- Import surge from Hong Kong may show capital exit, OCBC says
- FX reserves shrank if adjusted for valuation effects: Goldman
China’s problem with fake trade invoices appears to be getting worse.
Imports from Hong Kong surged a record 204 percent last month, data on Sunday showed, intensifying the spotlight on a channel used to get capital out of the country. While the value at $2.1 billion is relatively small, the suspected use of phantom goods to secure hard currency shows concern persisting among Chinese savers and companies that the yuan will weaken.
“As long as there is an expectation of yuan depreciation against the dollar, there will be a massive outflow of funds,” said Iris Pang, Hong Kong-based senior economist for greater China at Natixis Asia Ltd. “As long as channels under the capital account are still semi-closed, trade will remain a shadow channel for fund outflows.”
Speculation that China’s trade channels are being manipulated is widespread among economists. They say the spike in April follows similar patterns in recent months that point to companies using trade channels to pay for goods far in excess of their value or even that don’t exist at all.
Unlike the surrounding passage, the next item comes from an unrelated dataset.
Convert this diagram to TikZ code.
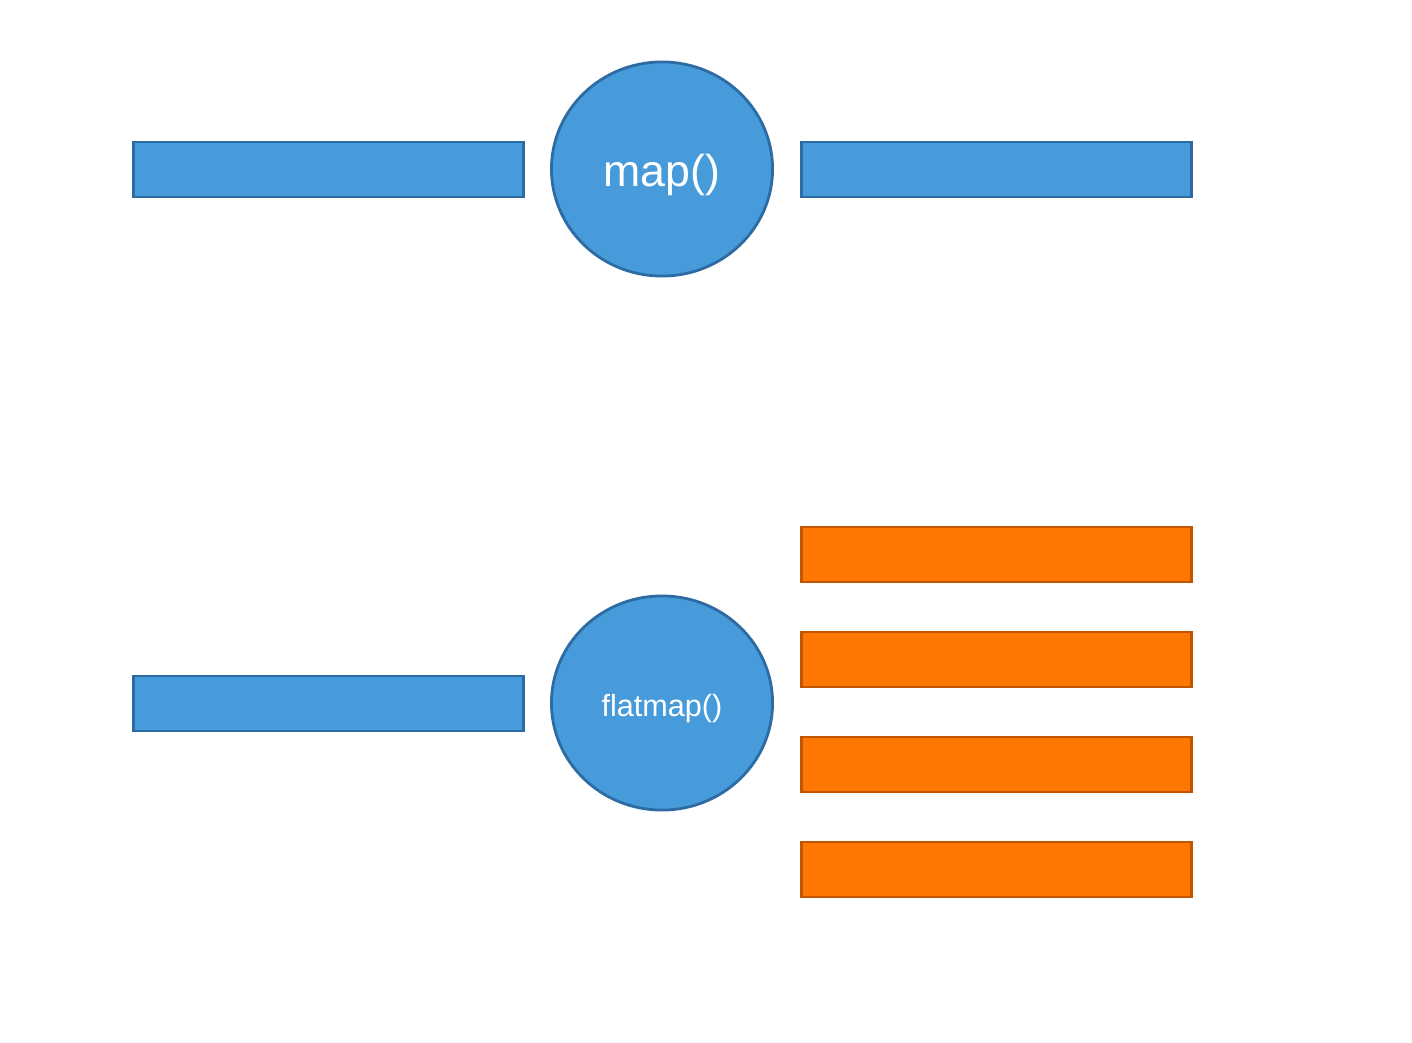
\documentclass[tikz,border=0pt]{standalone}
\usepackage{fontspec}
\setmainfont{Liberation Sans}
\usetikzlibrary{shapes.geometric}
\definecolor{bluefill}{RGB}{71,155,219}
\definecolor{blueline}{RGB}{45,108,163}
\definecolor{orfill}{RGB}{253,119,2}
\definecolor{orline}{RGB}{192,86,0}
\tikzset{
  bluebar/.style={draw=blueline, fill=bluefill, line width=0.8pt, rectangle, inner sep=0pt, minimum width=3.89cm, minimum height=0.55cm},
  orbar/.style={draw=orline, fill=orfill, line width=0.8pt, rectangle, inner sep=0pt, minimum width=3.89cm, minimum height=0.55cm},
  func/.style={draw=blueline, fill=bluefill, line width=0.8pt, ellipse, inner sep=0pt, minimum width=2.21cm, minimum height=2.14cm},
  functext/.style={text=white, yshift=-0.06cm, inner sep=0pt}
}
\begin{document}
\begin{tikzpicture}[x=0.01cm, y=-0.01cm]
\useasboundingbox (0,0) rectangle (1412,1042);
\node[bluebar] (in1) at (328.5,169.5) {};
\node[func, label={[functext, font=\fontsize{12.7}{14}\selectfont]center:map()}] (map) at (662,169) {};
\node[bluebar] (out1) at (996.5,169.5) {};
\node[bluebar] (in2) at (328.5,703.5) {};
\node[func, label={[functext, font=\fontsize{8.7}{10}\selectfont]center:flatmap()}] (flatmap) at (662,703) {};
\node[orbar] (o1) at (996.5,554.5) {};
\node[orbar] (o2) at (996.5,659.5) {};
\node[orbar] (o3) at (996.5,764.5) {};
\node[orbar] (o4) at (996.5,869.5) {};
\end{tikzpicture}
\end{document}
While China is enforcing strict rules on moving capital offshore after an estimated $1 trillion left last year, those seeking to evade limits can disguise money flows as payment for goods exported or imported to foreign countries or territories, especially Hong Kong.
“These fake imports are quite apparent,” said Kevin Lai, chief economist for Asia excluding Japan at Daiwa Capital Markets in Hong Kong, citing the size of the increase in April.
Over-invoicing for goods gives a company or individual the opportunity to skirt capital controls and shift money offshore. Authorities have responded to evidence of the activity by clamping down on the myriad of illicit channels used, from curbing purchases of overseas insurance products to stopping friends and family members from pooling their $50,000-a-year quotas to get large sums of money out.
Even though overall capital outflows have eased sharply in recent months, a fresh flare-up remains a threat. One trigger could be a strengthening in the dollar as the Federal Reserve prepares to increase interest rates, said Tommy Xie, a Singapore-based economist at Oversea-Chinese Banking Corp.
"China still remains vulnerable to a renewed intensification of capital outflows," analysts at the Institute of International Finance said in a release. "Stress could rise again particularly if the dollar starts to strengthen and market comes to believe the Fed will tighten more quickly than currently priced, especially if the current growth spurt starts to peter out."
The institute estimates that net outflows from China may have totaled around $25 billion in April, unchanged from March.
Concern that the Chinese currency will weaken is fueling the push to get cash out. The yuan fell the most in almost a week on Monday as the dollar headed for its biggest five-day gain since November. The yuan dropped 0.2 percent to 6.5044 a dollar as of 1:47 p.m. in Shanghai, according to China Foreign Exchange Trade System prices. The offshore yuan traded in Hong Kong was little changed at 6.5184.
A surprise $7 billion increase in China’s foreign-exchange reserves in April was partly due to moves in currencies that are part of the stockpile, according to a note from Goldman Sachs Group Inc. economists. Adjusted for estimated valuation effects, the reserves would have decreased by $6 billion, they said. The onshore yuan will decline a further 2.2 percent by the end of this year, based on the median estimate in a Bloomberg survey.
"Outflows from China have eased but they haven’t reversed and remain a real problem," said OCBC’s Xie. "Our core scenario is that the Fed will raise interest rates and the dollar will strengthen, so the yuan will weaken against the greenback. But the bottom line is that disorderly capital outflows have paused."
The People’s Bank of China raised its daily reference rate by 0.15 percent to 6.5105 a dollar on Monday, while a Bloomberg replica of a 13-currency index tracked by the monetary authority climbed 0.27 percent to 96.89.